At nine, the taller one approached the counter.

“Miss Mercer,” he said politely.

June stepped beside me. “Unless you’re ordering a muffin, I’d rethink whatever comes next.”

The man smiled at her, then looked back at me.

“Mrs. Russo would like to resolve this quietly.”

My stomach turned.

“I don’t know a Mrs. Russo.”

“Celeste Russo knows you. She knows what you are carrying. She is prepared to be generous.”

June’s hand tightened around the coffee pot.

I placed one palm on the counter to steady myself. “Get out.”

His expression barely changed. “You should consider your position. A single pregnant woman with no family, no money, and a medical school dream she abandoned. Courts can be unpleasant when powerful families ask questions about stability.”

Fear opened under my feet like a trapdoor.

That was the Russo way.

Not knives in alleys.

Paper.

Pressure.

Reputation.

The kind of violence that wore a suit and called itself concern.

The man leaned closer.

“Take the money. Disappear properly. The child will be cared for.”

For one second, the bakery went silent around me.

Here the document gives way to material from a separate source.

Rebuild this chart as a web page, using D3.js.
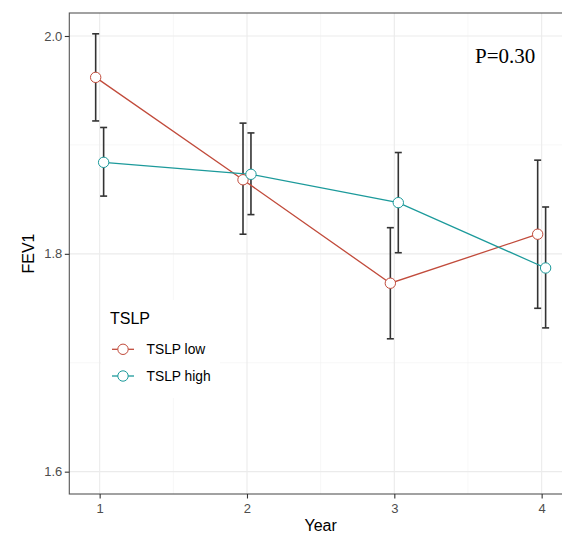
<!DOCTYPE html>
<html>
<head>
<meta charset="utf-8">
<script src="https://d3js.org/d3.v7.min.js"></script>
<style>
body { margin: 0; background: #fff; }
svg { display: block; }
</style>
</head>
<body>
<script>
// data
const years = [1, 2, 3, 4];
const groups = ["TSLP low", "TSLP high"];
const lowMean = [1.962, 1.868, 1.773, 1.818];
const lowLo   = [1.922, 1.818, 1.722, 1.750];
const lowHi   = [2.002, 1.920, 1.824, 1.886];
const highMean = [1.884, 1.873, 1.847, 1.787];
const highLo   = [1.853, 1.836, 1.801, 1.732];
const highHi   = [1.916, 1.911, 1.893, 1.843];
const yTicks = [1.6, 1.8, 2.0];
const yMinor = [1.7, 1.9];
const xMinor = [1.5, 2.5, 3.5];
const pLabel = "P=0.30";

const width = 562, height = 533;
const pLeft = 69.3, pRight = 572, pTop = 13, pBottom = 494;
const colours = ["#C14B3B", "#1C9A9B"];
const dodge = 0.027;

const series = [
  { name: groups[0], mean: lowMean, lo: lowLo, hi: lowHi, off: -dodge, col: colours[0] },
  { name: groups[1], mean: highMean, lo: highLo, hi: highHi, off: dodge, col: colours[1] }
];

const x = d3.scaleLinear().domain([0.794, 4.206]).range([pLeft, pRight]);
const y = d3.scaleLinear().domain([1.5795, 2.0211]).range([pBottom, pTop]);

const svg = d3.select("body").append("svg")
  .attr("width", width)
  .attr("height", height);

// grid
const grid = svg.append("g");
grid.selectAll(".ymin").data(yMinor).enter().append("line")
  .attr("x1", pLeft).attr("x2", pRight)
  .attr("y1", d => y(d)).attr("y2", d => y(d))
  .attr("stroke", "#f2f2f2").attr("stroke-width", 0.6);
grid.selectAll(".xmin").data(xMinor).enter().append("line")
  .attr("y1", pTop).attr("y2", pBottom)
  .attr("x1", d => x(d)).attr("x2", d => x(d))
  .attr("stroke", "#f2f2f2").attr("stroke-width", 0.6);
grid.selectAll(".ymaj").data(yTicks).enter().append("line")
  .attr("x1", pLeft).attr("x2", pRight)
  .attr("y1", d => y(d)).attr("y2", d => y(d))
  .attr("stroke", "#ebebeb").attr("stroke-width", 1.1);
grid.selectAll(".xmaj").data(years).enter().append("line")
  .attr("y1", pTop).attr("y2", pBottom)
  .attr("x1", d => x(d)).attr("x2", d => x(d))
  .attr("stroke", "#ebebeb").attr("stroke-width", 1.1);

// legend background (sits over the grid, inside the panel)
svg.append("rect")
  .attr("x", 101).attr("y", 300).attr("width", 119).attr("height", 98)
  .attr("fill", "#fff");

// error bars
series.forEach(s => {
  const g = svg.append("g").attr("stroke", "#333").attr("stroke-width", 1.6);
  years.forEach((yr, i) => {
    const cx = x(yr + s.off);
    g.append("line").attr("x1", cx).attr("x2", cx).attr("y1", y(s.lo[i])).attr("y2", y(s.hi[i]));
    g.append("line").attr("x1", cx - 3.5).attr("x2", cx + 3.5).attr("y1", y(s.lo[i])).attr("y2", y(s.lo[i]));
    g.append("line").attr("x1", cx - 3.5).attr("x2", cx + 3.5).attr("y1", y(s.hi[i])).attr("y2", y(s.hi[i]));
  });
});

// lines and points
const line = d3.line().x(d => x(d[0])).y(d => y(d[1]));
series.forEach(s => {
  const pts = years.map((yr, i) => [yr + s.off, s.mean[i]]);
  svg.append("path").datum(pts)
    .attr("d", line)
    .attr("fill", "none")
    .attr("stroke", s.col)
    .attr("stroke-width", 1.3);
});
series.forEach(s => {
  svg.selectAll(null).data(years).enter().append("circle")
    .attr("cx", (d, i) => x(d + s.off))
    .attr("cy", (d, i) => y(s.mean[i]))
    .attr("r", 5.2)
    .attr("fill", "#fff")
    .attr("stroke", s.col)
    .attr("stroke-width", 1);
});

// panel border
svg.append("rect")
  .attr("x", pLeft).attr("y", pTop)
  .attr("width", pRight - pLeft).attr("height", pBottom - pTop)
  .attr("fill", "none").attr("stroke", "#555").attr("stroke-width", 1.1);

// axes
const yAxis = svg.append("g")
  .attr("transform", "translate(" + pLeft + ",0)")
  .call(d3.axisLeft(y).tickValues(yTicks).tickFormat(d3.format(".1f")).tickSize(4.5).tickPadding(2.5));
const xAxis = svg.append("g")
  .attr("transform", "translate(0," + pBottom + ")")
  .call(d3.axisBottom(x).tickValues(years).tickFormat(d3.format("d")).tickSize(4.5).tickPadding(5));
[yAxis, xAxis].forEach(a => {
  a.select(".domain").remove();
  a.selectAll(".tick line").attr("stroke", "#333").attr("stroke-width", 1.1);
  a.selectAll(".tick text")
    .attr("fill", "#4d4d4d")
    .style("font-family", "'Liberation Sans', Arial, sans-serif")
    .style("font-size", "13px");
});

// axis titles
svg.append("text")
  .attr("x", (pLeft + pRight) / 2).attr("y", 531)
  .attr("text-anchor", "middle")
  .style("font-family", "'Liberation Sans', Arial, sans-serif")
  .style("font-size", "16px")
  .text("Year");
svg.append("text")
  .attr("transform", "translate(34," + ((pTop + pBottom) / 2) + ") rotate(-90)")
  .attr("text-anchor", "middle")
  .style("font-family", "'Liberation Sans', Arial, sans-serif")
  .style("font-size", "16px")
  .text("FEV1");

// annotation
svg.append("text")
  .attr("x", 475).attr("y", 63)
  .style("font-family", "'Liberation Serif', 'Times New Roman', serif")
  .style("font-size", "21px")
  .text(pLabel);

// legend
const leg = svg.append("g");
leg.append("text")
  .attr("x", 110).attr("y", 324)
  .style("font-family", "'Liberation Sans', Arial, sans-serif")
  .style("font-size", "16px")
  .text("TSLP");
series.forEach((s, i) => {
  const ky = 349.3 + i * 26.7;
  leg.append("line").attr("x1", 112).attr("x2", 134).attr("y1", ky).attr("y2", ky)
    .attr("stroke", s.col).attr("stroke-width", 1.3);
  leg.append("circle").attr("cx", 123).attr("cy", ky).attr("r", 5.2)
    .attr("fill", "#fff").attr("stroke", s.col).attr("stroke-width", 1);
  leg.append("text").attr("x", 146.5).attr("y", ky + 5)
    .style("font-family", "'Liberation Sans', Arial, sans-serif")
    .style("font-size", "13.8px")
    .text(s.name);
});
</script>
</body>
</html>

Then June said, “You have ten seconds before I pour boiling coffee on your expensive coat.”

The man ignored her.

I looked him straight in the eye.

“You can tell Celeste Russo something for me.”

He waited.

“My daughter is not an asset.”

His smile cooled. “That is unfortunate.”

“No,” said a voice from behind him. “Unfortunate is walking into a bakery full of witnesses and threatening the mother of my child.”